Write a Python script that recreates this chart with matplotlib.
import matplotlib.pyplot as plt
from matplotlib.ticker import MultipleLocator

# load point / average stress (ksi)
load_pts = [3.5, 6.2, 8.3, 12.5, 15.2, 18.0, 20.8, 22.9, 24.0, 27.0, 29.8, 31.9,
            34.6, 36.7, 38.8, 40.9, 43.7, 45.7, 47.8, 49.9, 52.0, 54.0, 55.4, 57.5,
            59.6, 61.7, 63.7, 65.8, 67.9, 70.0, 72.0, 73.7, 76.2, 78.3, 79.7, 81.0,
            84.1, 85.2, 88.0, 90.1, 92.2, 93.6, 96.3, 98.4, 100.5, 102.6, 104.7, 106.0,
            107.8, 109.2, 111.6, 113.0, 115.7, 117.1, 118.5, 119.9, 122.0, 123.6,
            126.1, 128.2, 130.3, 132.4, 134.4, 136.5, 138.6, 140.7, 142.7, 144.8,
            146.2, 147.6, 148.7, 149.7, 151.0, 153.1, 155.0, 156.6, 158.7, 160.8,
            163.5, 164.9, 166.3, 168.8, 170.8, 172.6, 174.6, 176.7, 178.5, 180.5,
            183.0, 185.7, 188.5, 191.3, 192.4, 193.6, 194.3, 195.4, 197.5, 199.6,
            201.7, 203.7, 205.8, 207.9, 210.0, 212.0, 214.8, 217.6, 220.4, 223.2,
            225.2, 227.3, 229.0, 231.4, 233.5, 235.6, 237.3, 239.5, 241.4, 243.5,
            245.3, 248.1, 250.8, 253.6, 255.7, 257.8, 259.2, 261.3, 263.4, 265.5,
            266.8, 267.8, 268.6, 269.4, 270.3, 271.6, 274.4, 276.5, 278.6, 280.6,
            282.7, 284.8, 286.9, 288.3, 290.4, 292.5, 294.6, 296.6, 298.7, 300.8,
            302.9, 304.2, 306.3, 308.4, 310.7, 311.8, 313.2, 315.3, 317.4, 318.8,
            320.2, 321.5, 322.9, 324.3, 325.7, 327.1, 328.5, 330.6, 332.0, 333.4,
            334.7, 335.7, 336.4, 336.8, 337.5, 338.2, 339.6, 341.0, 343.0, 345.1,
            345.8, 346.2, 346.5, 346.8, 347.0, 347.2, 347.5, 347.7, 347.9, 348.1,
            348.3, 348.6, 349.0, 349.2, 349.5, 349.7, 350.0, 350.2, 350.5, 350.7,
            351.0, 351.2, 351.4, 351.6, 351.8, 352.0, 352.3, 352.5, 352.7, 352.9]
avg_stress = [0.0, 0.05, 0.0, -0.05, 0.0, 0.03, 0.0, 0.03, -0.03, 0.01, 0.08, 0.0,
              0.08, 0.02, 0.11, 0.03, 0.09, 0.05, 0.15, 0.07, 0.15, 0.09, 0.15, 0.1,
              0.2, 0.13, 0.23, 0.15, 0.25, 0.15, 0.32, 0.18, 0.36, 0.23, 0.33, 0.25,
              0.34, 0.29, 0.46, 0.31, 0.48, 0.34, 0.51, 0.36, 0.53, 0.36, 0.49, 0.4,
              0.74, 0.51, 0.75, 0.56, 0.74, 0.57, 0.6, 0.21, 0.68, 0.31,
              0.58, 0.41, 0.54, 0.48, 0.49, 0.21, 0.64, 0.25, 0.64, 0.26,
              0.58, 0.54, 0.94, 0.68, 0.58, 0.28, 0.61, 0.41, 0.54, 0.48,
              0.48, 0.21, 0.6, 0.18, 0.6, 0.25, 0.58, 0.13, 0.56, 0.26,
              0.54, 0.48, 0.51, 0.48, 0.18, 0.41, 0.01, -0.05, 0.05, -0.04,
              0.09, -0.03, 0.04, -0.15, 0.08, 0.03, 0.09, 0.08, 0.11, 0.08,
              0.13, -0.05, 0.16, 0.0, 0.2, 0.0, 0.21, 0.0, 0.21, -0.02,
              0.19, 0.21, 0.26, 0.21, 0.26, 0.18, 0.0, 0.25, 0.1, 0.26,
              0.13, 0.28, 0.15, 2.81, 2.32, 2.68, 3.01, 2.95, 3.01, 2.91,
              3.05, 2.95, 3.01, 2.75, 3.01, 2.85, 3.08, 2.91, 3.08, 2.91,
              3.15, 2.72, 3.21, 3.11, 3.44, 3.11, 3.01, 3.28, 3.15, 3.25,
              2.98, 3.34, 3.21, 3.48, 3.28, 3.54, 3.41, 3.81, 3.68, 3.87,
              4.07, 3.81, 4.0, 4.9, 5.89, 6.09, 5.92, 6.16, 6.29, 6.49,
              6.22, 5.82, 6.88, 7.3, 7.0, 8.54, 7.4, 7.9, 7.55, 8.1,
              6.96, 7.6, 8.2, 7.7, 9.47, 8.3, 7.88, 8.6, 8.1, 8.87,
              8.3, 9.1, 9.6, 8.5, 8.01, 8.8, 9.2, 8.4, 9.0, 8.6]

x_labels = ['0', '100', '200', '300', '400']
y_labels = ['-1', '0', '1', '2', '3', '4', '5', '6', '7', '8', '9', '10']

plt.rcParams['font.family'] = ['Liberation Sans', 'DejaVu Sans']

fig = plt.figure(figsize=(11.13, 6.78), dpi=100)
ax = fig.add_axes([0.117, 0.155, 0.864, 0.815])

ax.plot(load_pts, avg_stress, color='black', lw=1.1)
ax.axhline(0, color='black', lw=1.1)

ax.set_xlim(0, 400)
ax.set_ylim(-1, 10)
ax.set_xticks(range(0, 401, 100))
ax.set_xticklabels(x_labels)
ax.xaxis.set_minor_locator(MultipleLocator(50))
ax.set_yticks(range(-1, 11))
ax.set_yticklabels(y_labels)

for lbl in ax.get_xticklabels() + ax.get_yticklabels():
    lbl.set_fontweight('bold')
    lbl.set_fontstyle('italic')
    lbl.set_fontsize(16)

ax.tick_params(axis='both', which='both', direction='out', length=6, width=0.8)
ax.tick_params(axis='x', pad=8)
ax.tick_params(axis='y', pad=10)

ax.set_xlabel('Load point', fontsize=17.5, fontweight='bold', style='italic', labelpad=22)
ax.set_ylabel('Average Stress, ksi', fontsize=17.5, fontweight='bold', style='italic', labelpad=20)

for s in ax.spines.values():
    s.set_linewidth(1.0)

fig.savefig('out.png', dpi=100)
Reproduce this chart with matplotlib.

-- DIRECTIVE --
Go through the records and copy each line with "this" in it.

-- WRITTEN SOLUTION --
Write a Python script that recreates this chart with matplotlib.
Reproduce this chart with matplotlib.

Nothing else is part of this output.